ENGCMP 1210 Tutoring Peer Writers
This course prepares students to be effective tutors for peer writers by introducing them to issues and scholarship in teaching, writing and working as a tutor. Students from any discipline who are interested in careers in teaching, or students who recognize the importance and difficulty of responding well to drafts written by others will find this course of interest. The course is a prerequisite for those students wishing to work as peer interns in the Writing Center.
ENGCMP 1220 The Art of the Essay
Essay can be a noun or a verb. As a noun, an essay can be a short piece of writing; as a verb, to essay is to try, to weigh, to ascertain, to test the quality of. This semester we’ll explore the different ways people essay through their representations of the world through art, history, writing, music, film, and archives. We’ll examine how the creators of these works convey their individual perspectives and investigate how private or personal narratives can be used to reveal larger societal or cultural issues. Through reading and writing we’ll answer the following questions: How do essays differ from memoir? What role do individual voices play in shaping collective histories? How do our present desires sculpt stories of the past and future? Where do the truths you’ve been taught diverge from what you actually see?
ENGCMP 1510 Writing with Style
Designed with the writer in mind, this advanced-level, workshop-style course explores the sentence in its many forms and seeks to deepen students' understanding of grammar, syntax, punctuation, and style as opportunities for creative endeavor. Through the use of imaginative exercises, revisions, and discussion of texts written by students, poets, and essayists, we will immerse ourselves in the practice of writing compelling sentences that best express our thoughts and motives. The course involves a weekly workshop of works-in-progress and the creation of a chapter-length (20-25 pages) prose revisionary project by the end of semester.
ENGCMP 1551 History and Politics of the English Language
This course introduces students to the issues associated with the teaching of English language with special attention to instruction at the K-12 level. Topics include language acquisition and development, standard and non-standard dialects, and issues of composing and analyzing language. A primary consideration of the course is the way historical and cultural forces influence the teaching of English and shape evaluations of what constitutes "correct" and "literate" uses of language. The course can be used to fill teacher certification requirements
ENGCMP 1552 Language, Literacy, and Learning (formerly The Uses of Literacy)
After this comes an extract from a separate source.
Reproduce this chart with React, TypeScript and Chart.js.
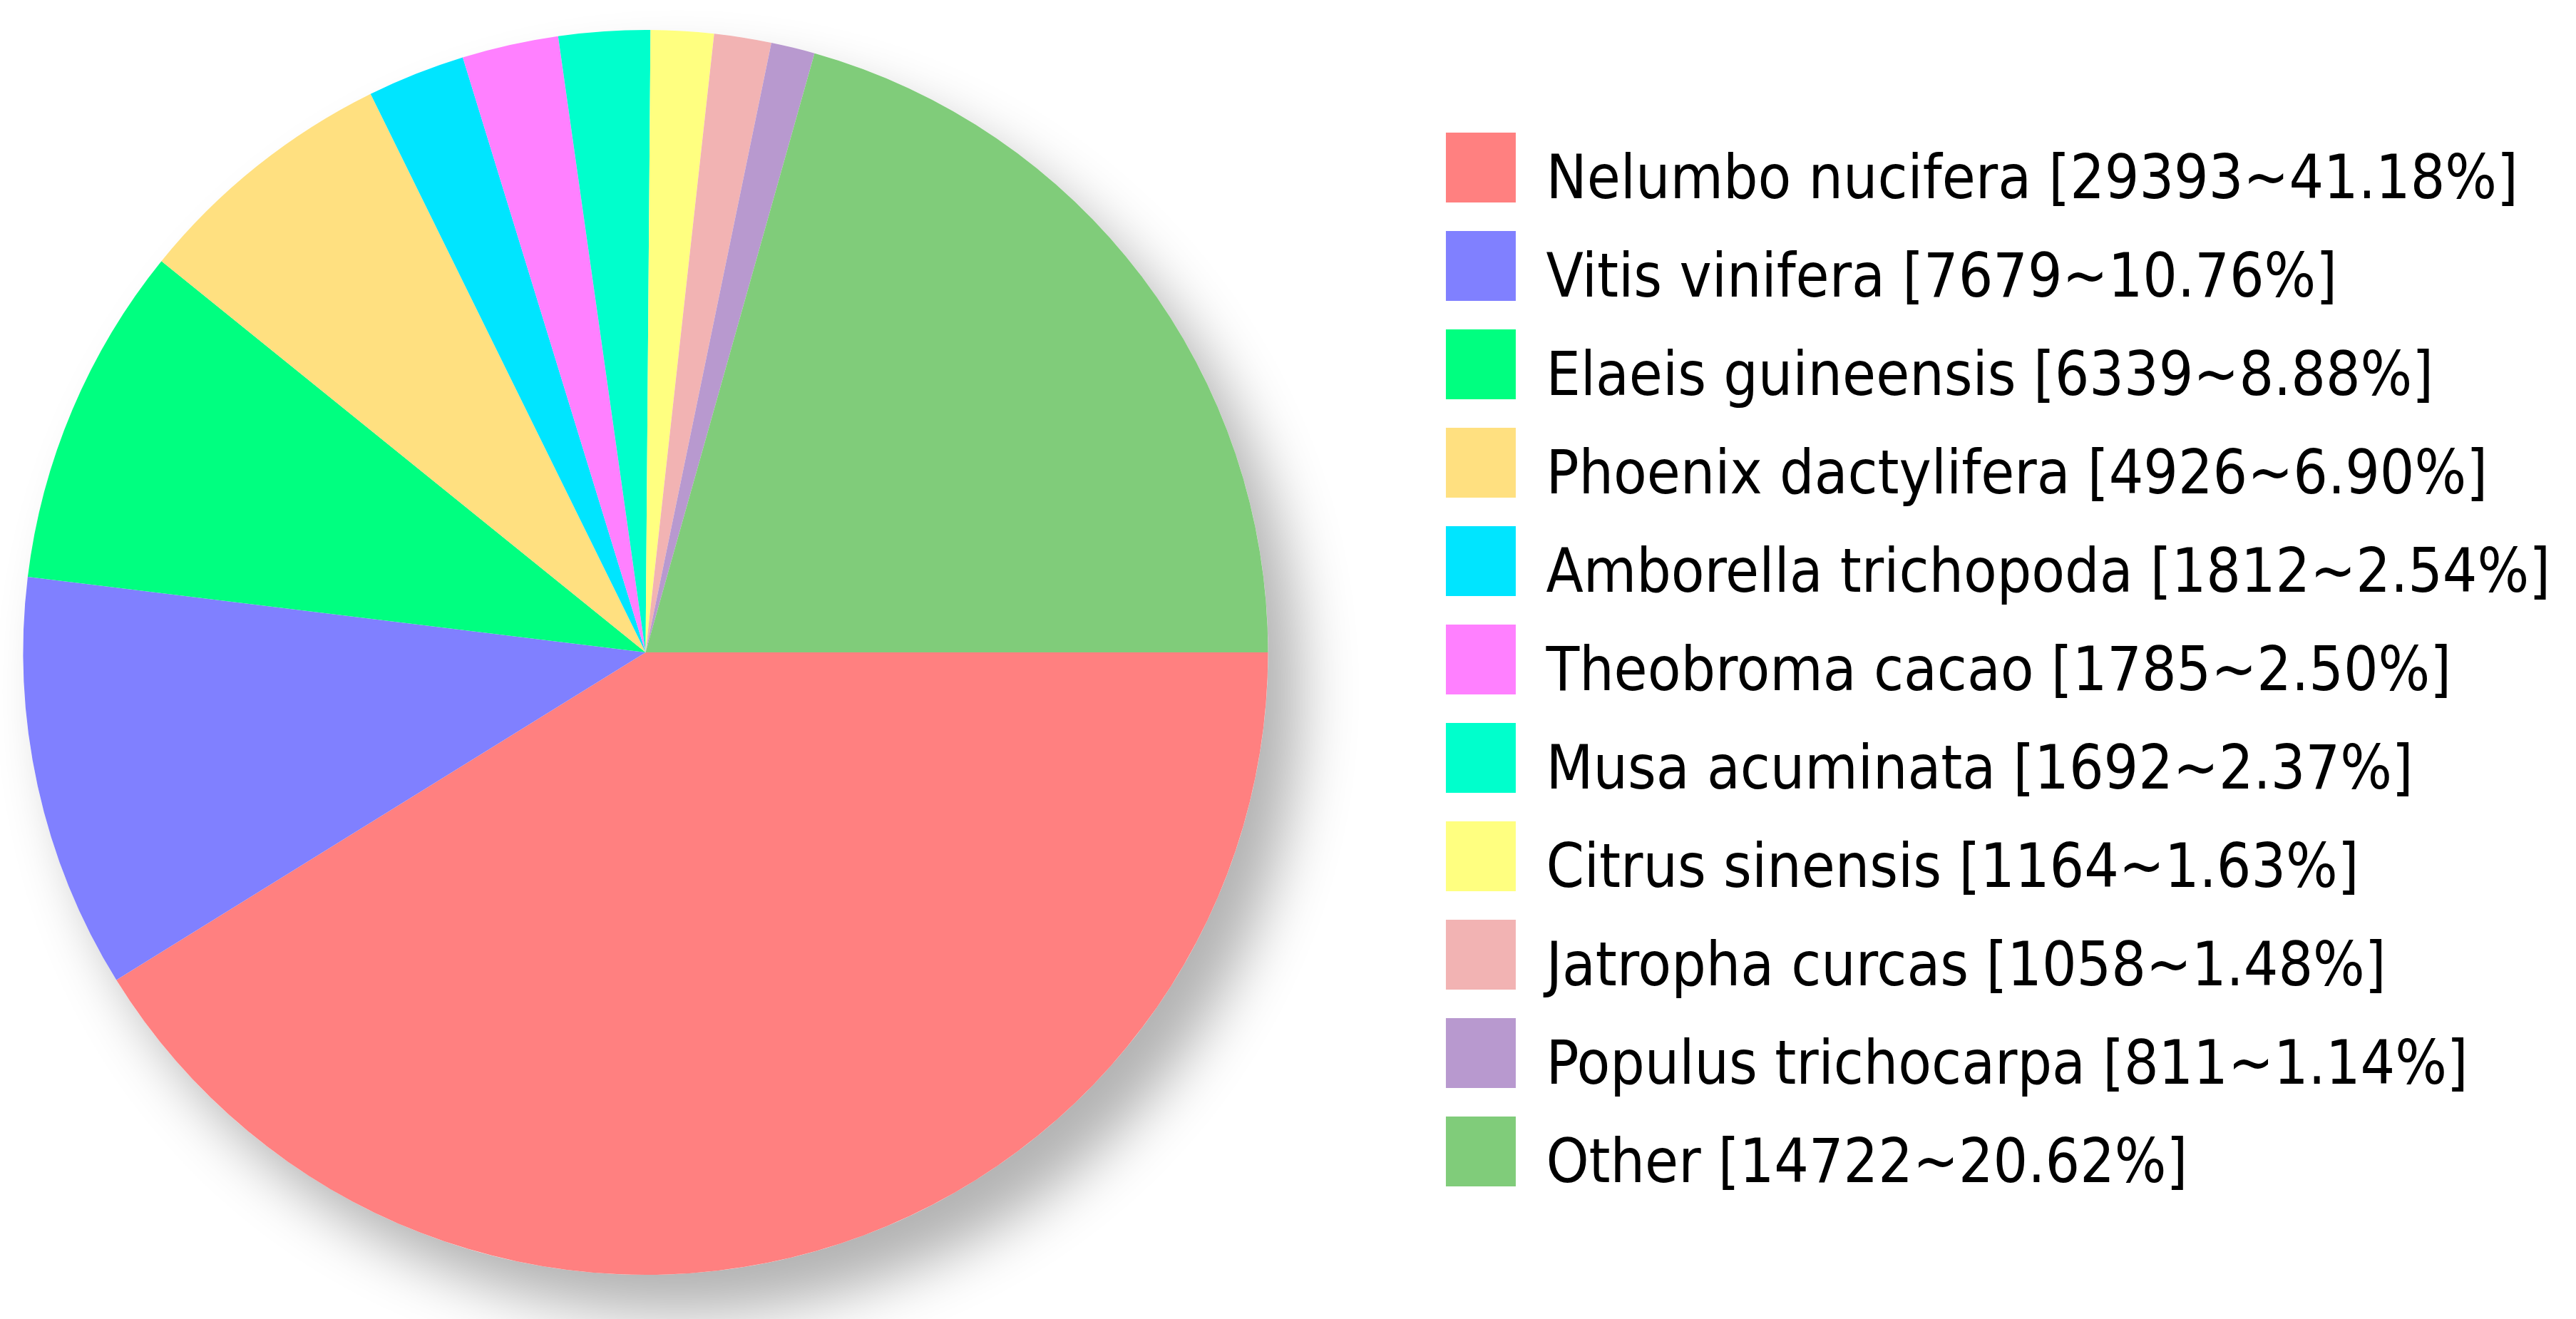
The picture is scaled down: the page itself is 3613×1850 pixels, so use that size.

Most of us probably assume that literacy is necessary in order to live a productive and happy life in the modern world. Learning how to read and write is "basic," right? But what is meant by writing and reading? What behaviors, knowledges, technological know-how, or skills are or have been included within those terms? And in what sense "necessary"--for whom or in what ways? What use, in other words, has been made of literacy and what values have been assigned to such use in personal, social, political and historical terms? What's literacy good for? In this course we will consider multiple literacies as complex social practices that vary according to time and place-- contested literacies, only some of which are or have been typically acquired through formal schooling. Our aim will be to challenge commonplace assumptions about the "proper" uses and values of literacy in order to think creatively and productively about educational, political, and personal alternatives. This course is designed especially for students planning on careers in teaching-related fields. Watch a short video about this course.
ENGCMP 1901 UTA in Teaching and Tutoring Writing
Students who wish to serve as Undergraduate Teaching Assistants for a Composition class can confer with a teacher, create a plan for serving as a UTA, and, with the teacher's permission, register for 1 to 3 credits to assist with an undergraduate course. Note that all UTAs must comply with the Dietrich School's guidelines for undergraduate teaching.